Pero, ¿y las consoladoras y alentadoras palabras de Pío XI en su famosa Encíclica  Ubi Arcano Dei? "Recordad también a los fieles que cuando, tomando por guías a vosotros y a vuestro clero, trabajan en público y en privado porque se conozca y ame a Jesucristo, entonces es cuando, sobre todo, merece que se les llame linaje escogido, una clase de sacerdotes, reyes, gente santa, pueblo de conquista. Que entonces es cuando, estrechamente unidos a Nos y a Cristo, al propagar y restaurar con su celo y diligencia el reino de Cristo prestan los más excelentes servicios para restablecer la paz entre los hombres."

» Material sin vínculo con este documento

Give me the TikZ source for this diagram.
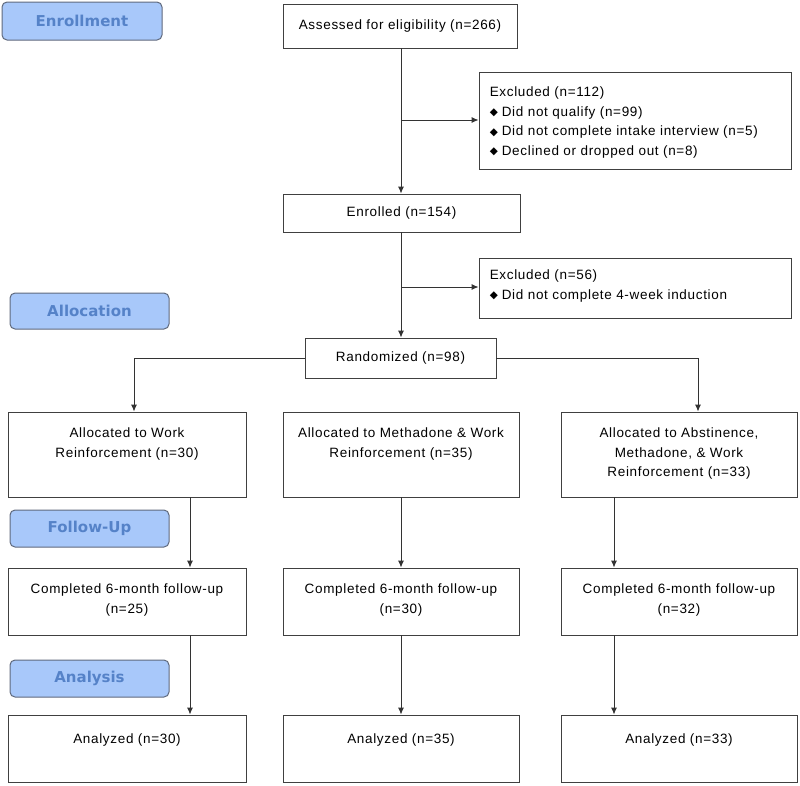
\documentclass[tikz,border=0pt]{standalone}
\usepackage{fontspec}
\setmainfont{Liberation Sans}[LetterSpace=5]
\newfontfamily\hdrfont{DejaVu Sans}
\newfontfamily\symfont{DejaVu Sans}
\usetikzlibrary{arrows.meta}
\definecolor{hdrfill}{RGB}{168,200,250}
\definecolor{hdrline}{RGB}{95,105,125}
\definecolor{hdrtext}{RGB}{85,130,200}
\tikzset{
  box/.style={draw=black!75, line width=0.9pt, rectangle, inner sep=0pt},
  txt/.style={font=\fontsize{13.5}{19.5}\selectfont, inner sep=0pt, align=center},
  hdr/.style={draw=hdrline, fill=hdrfill, line width=1pt, rounded corners=5pt, inner sep=0pt,
     text=hdrtext, font=\hdrfont\bfseries\fontsize{15}{16}\selectfont},
  arr/.style={line width=0.9pt, draw=black!80, -{Latex[length=7pt,width=6pt]}},
  ln/.style={line width=0.9pt, draw=black!80},
}
\newcommand{\bul}{{\symfont\fontsize{10.5}{10}\selectfont\raisebox{0.3pt}{◆}}\hspace{4pt}}
\begin{document}
\begin{tikzpicture}[x=1pt,y=-1pt]
\useasboundingbox (0,0) rectangle (800,785);
% headers
\node[hdr, minimum width=160pt, minimum height=38pt] (h1) at (82,21) {Enrollment};
\node[hdr, minimum width=159pt, minimum height=36pt] (h2) at (89.5,311) {Allocation};
\node[hdr, minimum width=159pt, minimum height=37pt] (h3) at (89.5,528.5) {Follow-Up};
\node[hdr, minimum width=159pt, minimum height=37pt] (h4) at (89.5,678.5) {Analysis};
% boxes
\node[box, minimum width=234pt, minimum height=44pt] (assess) at (400,26) {};
\node[txt] at (assess.center) {Assessed for eligibility (n=266)};
\node[box, minimum width=312pt, minimum height=97pt] (ex1) at (635,120.5) {};
\node[txt, anchor=north west, align=left] at ([xshift=11pt,yshift=-15pt]ex1.north west)
 {Excluded (n=112)\\ \bul Did not qualify (n=99)\\ \bul Did not complete intake interview (n=5)\\ \bul Declined or dropped out (n=8)};
\node[box, minimum width=237pt, minimum height=38pt] (enr) at (401.5,213) {};
\node[txt] at (enr.center) {Enrolled (n=154)};
\node[box, minimum width=312pt, minimum height=60pt] (ex2) at (635,288) {};
\node[txt, anchor=north west, align=left] at ([xshift=11pt,yshift=-12pt]ex2.north west)
 {Excluded (n=56)\\ \bul Did not complete 4-week induction};
\node[box, minimum width=191pt, minimum height=40pt] (rand) at (400.5,358) {};
\node[txt] at (rand.center) {Randomized (n=98)};
% allocation
\node[box, minimum width=238pt, minimum height=85pt] (a1) at (127,454.5) {};
\node[box, minimum width=236pt, minimum height=85pt] (a2) at (401,454.5) {};
\node[box, minimum width=236pt, minimum height=85pt] (a3) at (679,454.5) {};
\node[txt, anchor=north] at ([yshift=-16pt]a1.north) {Allocated to Work\\Reinforcement (n=30)};
\node[txt, anchor=north] at ([yshift=-16pt]a2.north) {Allocated to Methadone \& Work\\Reinforcement (n=35)};
\node[txt, anchor=north] at ([yshift=-16pt]a3.north) {Allocated to Abstinence,\\Methadone, \& Work\\Reinforcement (n=33)};
% follow-up
\node[box, minimum width=238pt, minimum height=67pt] (f1) at (127,601.5) {};
\node[box, minimum width=236pt, minimum height=67pt] (f2) at (401,601.5) {};
\node[box, minimum width=236pt, minimum height=67pt] (f3) at (679,601.5) {};
\node[txt, anchor=north] at ([yshift=-16pt]f1.north) {Completed 6-month follow-up\\(n=25)};
\node[txt, anchor=north] at ([yshift=-16pt]f2.north) {Completed 6-month follow-up\\(n=30)};
\node[txt, anchor=north] at ([yshift=-16pt]f3.north) {Completed 6-month follow-up\\(n=32)};
% analysis
\node[box, minimum width=238pt, minimum height=67pt] (z1) at (127,748.5) {};
\node[box, minimum width=236pt, minimum height=67pt] (z2) at (401,748.5) {};
\node[box, minimum width=236pt, minimum height=67pt] (z3) at (679,748.5) {};
\node[txt, anchor=north] at ([yshift=-19pt]z1.north) {Analyzed (n=30)};
\node[txt, anchor=north] at ([yshift=-19pt]z2.north) {Analyzed (n=35)};
\node[txt, anchor=north] at ([yshift=-19pt]z3.north) {Analyzed (n=33)};
% connectors
\coordinate (b1) at (401,120);
\coordinate (b2) at (401,287);
\draw[arr] (assess.south -| b1) -- (enr.north -| b1);
\draw[arr] (b1) -- (b1 -| ex1.west);
\draw[arr] (enr.south -| b2) -- (rand.north -| b2);
\draw[arr] (b2) -- (b2 -| ex2.west);
\coordinate (c1) at (190,0);
\coordinate (c2) at (401,0);
\coordinate (c3) at (614,0);
\coordinate (l1) at (134,0);
\coordinate (r1) at (698,0);
\draw[arr] (rand.west) -| (l1 |- a1.north);
\draw[arr] (rand.east) -| (r1 |- a3.north);
\draw[arr] (a1.south -| c1) -- (f1.north -| c1);
\draw[arr] (a2.south -| c2) -- (f2.north -| c2);
\draw[arr] (a3.south -| c3) -- (f3.north -| c3);
\draw[arr] (f1.south -| c1) -- (z1.north -| c1);
\draw[arr] (f2.south -| c2) -- (z2.north -| c2);
\draw[arr] (f3.south -| c3) -- (z3.north -| c3);
\end{tikzpicture}
\end{document}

Estas palabras alentadoras de Pío XI, el Papa de la Acción Católica, sea la bocanada de aire que aviente las cenizas que cubren las brasas encendidas de nuestro amor a Cristo. Mas, no olvidemos esto: ahí está la Iglesia como modelo. En ella y por ella debemos modelarnos a su imagen y semejanza. Sabia y santa nació y seguirá siendo hasta el fin de los tiempos, y por sabia y por santa y por eterna quiere llenar las almas de eternidad.

Si ella es nuestro modelo, iluminemos nuestra mente con la luz refulgente de su sabiduría y de su doctrina; refresquemos el alma con el agua del costado de Cristo, generadora de santidad; y si no fuésemos capaces de un apostolado intelectual porque Dios no lo quiere en nosotros, el "ama y haz lo que quieras" de San Agustín, nos pondrá la oración en los labios o nos tornará en ofrenda inmolatoria por aquellos nuestros hermanos en Cristo que ignoran, infelices, que Cristo y su Iglesia son promesa y garantía de feliz eternidad.